Q: Is making a Grinch-inspired voice legal for fan content?

Using a Grinch-inspired voice style for personal entertainment, fan videos, or creative content is generally considered fair use in most jurisdictions. The underlying vocal character traits — nasality, grumpiness, exaggerated cadence — are acoustic qualities, not copyrighted performances. Always label fan content as such, avoid commercial impersonation, and do not claim ownership of the character.

Q: How is AI voice cloning different from a regular voice changer for character voices?

A standard voice changer applies DSP effects — pitch, formant, EQ, distortion — in real time to your live voice. AI voice cloning trains a neural model on a target voice and converts your voice to match its timbre. For the Grinch style, AI cloning gets closer to a specific actor’s resonance pattern, while DSP effects are faster to configure and offer more creative control over individual parameters.

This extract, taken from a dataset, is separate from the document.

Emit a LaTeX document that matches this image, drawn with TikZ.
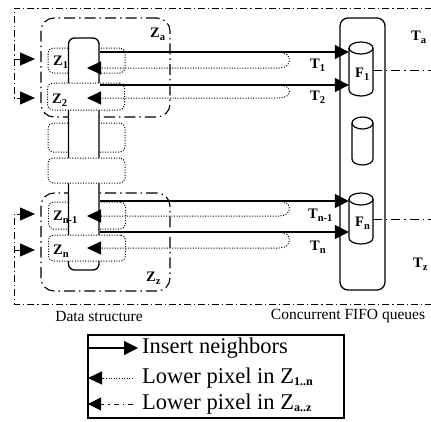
\documentclass[tikz,border=0pt]{standalone}
\usepackage{fontspec}
\setmainfont{Liberation Serif}
\usetikzlibrary{arrows.meta}
\newcommand\mysub[1]{\raisebox{-3pt}{\fontsize{10.5}{10.5}\selectfont #1}}
\newcommand\legsub[1]{\raisebox{-2pt}{\fontsize{12}{12}\selectfont\bfseries #1}}
\newcommand\drawcyl[5]{%
  \node[minimum width={2*#5}, minimum height={#4-#3}, inner sep=0] (#1) at (#2,{(#3+#4)/2}) {};
  \draw[cylline, fill=white] (#2-#5,#3+6) -- (#2-#5,#4-6)
     arc[start angle=180, end angle=0, x radius=#5, y radius=6]
     -- (#2+#5,#3+6)
     arc[start angle=0, end angle=-180, x radius=#5, y radius=6] -- cycle;
  \draw[cylline] (#2-#5,#3+6) arc[start angle=180, end angle=0, x radius=#5, y radius=6];
}
\begin{document}
\begin{tikzpicture}[x=1pt,y=-1pt,
  frame/.style={line width=1pt, dash pattern=on 7pt off 3pt on 1.2pt off 3pt},
  tailline/.style={line width=1pt, dash pattern=on 9pt off 4pt on 1.2pt off 4pt},
  zreg/.style={draw, line width=1.1pt, rounded corners=13pt, dash pattern=on 11pt off 4pt on 1.5pt off 4pt, inner sep=0},
  zbox/.style={draw, line width=1pt, dash pattern=on 1pt off 1.6pt, rounded corners=5pt, inner sep=0, minimum width=77pt},
  solidbox/.style={draw, line width=1.3pt, inner sep=0},
  cylline/.style={line width=1.2pt},
  ins/.style={line width=1.3pt, -{Triangle[length=14pt,width=14pt]}},
  low/.style={line width=1pt, dash pattern=on 1pt off 1.6pt, -{Triangle[length=14pt,width=13pt]}},
  lowz/.style={line width=1pt, dash pattern=on 5pt off 4pt on 1.5pt off 4pt, -{Triangle[length=13pt,width=13pt]}},
  side/.style={frame, -{Triangle[length=15pt,width=13pt]}},
  lbl/.style={font=\fontsize{14.5}{14.5}\selectfont\bfseries, inner sep=0, anchor=base west},
  captxt/.style={font=\fontsize{15.5}{16}\selectfont, inner sep=0},
  leg/.style={font=\fontsize{22.5}{24}\selectfont, inner sep=0, anchor=base west}
]
\useasboundingbox (0,0) rectangle (431,421);

% region boxes
\node[zreg, minimum width=129pt, minimum height=99pt] (za) at (105.5,67.5) {};
\node[zreg, minimum width=129pt, minimum height=98pt] (zz) at (105.5,242) {};

% outer frame with side arrows
\coordinate (a1) at (35,59);
\coordinate (a2) at (35,98);
\coordinate (a3) at (35,214);
\coordinate (a4) at (35,250);
\coordinate (tr) at (432,8);
\coordinate (br) at (432,304);
\draw[side] (tr) -- (14,8) -- (14,98) -- (a2);
\draw[side] (14,59) -- (a1);
\draw[side] (br) -- (14,304) -- (14,214) -- (a3);
\draw[side] (14,250) -- (a4);

% dotted boxes below the column
\node[zbox, minimum height=25pt] (z1) at (86.5,60.5) {};
\node[zbox, minimum height=29pt] (b3) at (86.5,137.5) {};
\node[zbox, minimum height=27pt] (zn1) at (87,215.5) {};

% data structure column
\node[solidbox, fill=white, rounded corners=6pt, minimum width=30.5pt, minimum height=232pt] (ds) at (83.75,154) {};

% dotted boxes above the column
\node[zbox, fill=white, minimum height=27pt] (z2) at (86,96.5) {};
\node[zbox, fill=white, minimum height=25pt] (b4) at (86.5,170.5) {};
\node[zbox, fill=white, minimum height=26pt] (zn) at (87,248) {};

% queue container and cylinders
\node[solidbox, rounded corners=8pt, minimum width=45pt, minimum height=272pt] (q) at (362.5,154) {};
\drawcyl{f1}{361}{42}{96}{12}
\drawcyl{fm}{362.5}{117}{165}{10.5}
\drawcyl{fn}{361}{193}{244}{12}

% lines from the queues to the frame
\coordinate (ta) at (432,70);
\coordinate (tz) at (432,219);
\draw[tailline] (f1.east |- ta) -- (ta);
\draw[tailline] (fn.east |- tz) -- (tz);

% labels
\node[lbl] (lz1) at (53,65) {Z\mysub{1}};
\node[lbl] (lz2) at (52,103) {Z\mysub{2}};
\node[lbl] (lzn1) at (53,220) {Z\mysub{n-1}};
\node[lbl] (lzn) at (53,254) {Z\mysub{n}};
\node[lbl] (lza) at (150,37) {Z\mysub{a}};
\node[lbl] (lzz) at (146,281) {Z\mysub{z}};
\node[lbl] (lt1) at (310,68) {T\mysub{1}};
\node[lbl] (lt2) at (310,100) {T\mysub{2}};
\node[lbl] (ltn1) at (308,218) {T\mysub{n-1}};
\node[lbl] (ltn) at (310,250) {T\mysub{n}};
\node[lbl] (lta) at (411,40) {T\mysub{a}};
\node[lbl] (ltz) at (413,267) {T\mysub{z}};
\node[lbl] (lf1) at (355,77) {F\mysub{1}};
\node[lbl] (lfn) at (355,226) {F\mysub{n}};

% insert arrows
\draw[ins] (ds.east |- 0,52) -- (f1.west |- 0,52);
\draw[ins] (ds.east |- 0,85) -- (f1.west |- 0,85);
\draw[ins] (ds.east |- 0,201) -- (fn.west |- 0,201);
\draw[ins] (ds.east |- 0,232) -- (fn.west |- 0,232);

% lower pixel arrows (dotted, U-turn)
\coordinate (r1) at (87,68);
\coordinate (r2) at (87,98);
\coordinate (r3) at (87,216);
\coordinate (r4) at (87,248);
\draw[low] (279,52) .. controls (293,52) and (293,68) .. (279,68) -- (r1);
\draw[low] (279,85) .. controls (293,85) and (293,98) .. (279,98) -- (r2);
\draw[low] (279,201) .. controls (293,201) and (293,216) .. (279,216) -- (r3);
\draw[low] (279,232) .. controls (293,232) and (293,248) .. (279,248) -- (r4);

% captions
\node[captxt] (cds) at (99,316) {Data structure};
\node[captxt] (cq) at (348,316) {Concurrent FIFO queues};

% legend
\node[solidbox, line width=1.2pt, minimum width=256pt, minimum height=83pt] (lg) at (216,376.5) {};
\coordinate (l1a) at (88,348);
\coordinate (l1b) at (138,348);
\coordinate (l2a) at (133,378);
\coordinate (l2b) at (88,378);
\coordinate (l3a) at (133,404);
\coordinate (l3b) at (88,404);
\draw[ins] (l1a) -- (l1b);
\draw[low] (l2a) -- (l2b);
\draw[lowz] (l3a) -- (l3b);
\node[leg] (t1) at (142,353) {Insert neighbors};
\node[leg] (t2) at (142,383) {Lower pixel in Z\legsub{1..n}};
\node[leg] (t3) at (142,409) {Lower pixel in Z\legsub{a..z}};
\end{tikzpicture}
\end{document}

Q: What microphone quality do I need for convincing character voice effects?

Any condenser microphone with a flat frequency response from 80 Hz to 15 kHz will work well. The Grinch effect actually tolerates lower-quality mics better than, say, a Darth Vader effect, because the nasal mid-frequency emphasis is less demanding than deep sub-bass pitch shifting. A USB condenser in the $50–100 range is sufficient for streaming and Discord use.

Q: Can I apply the Grinch voice effect to pre-recorded audio?

Yes. Import the audio file into any DAW, apply pitch shifting (−2 to −4 semitones), formant shift (+1 to +2), and a narrow bandpass boost at 1 kHz. For the sing-song cadence, pitch automation or light pitch correction with an exaggerated curve mimics the character’s theatrical delivery. Real-time voice changers with file processing mode handle this in one step.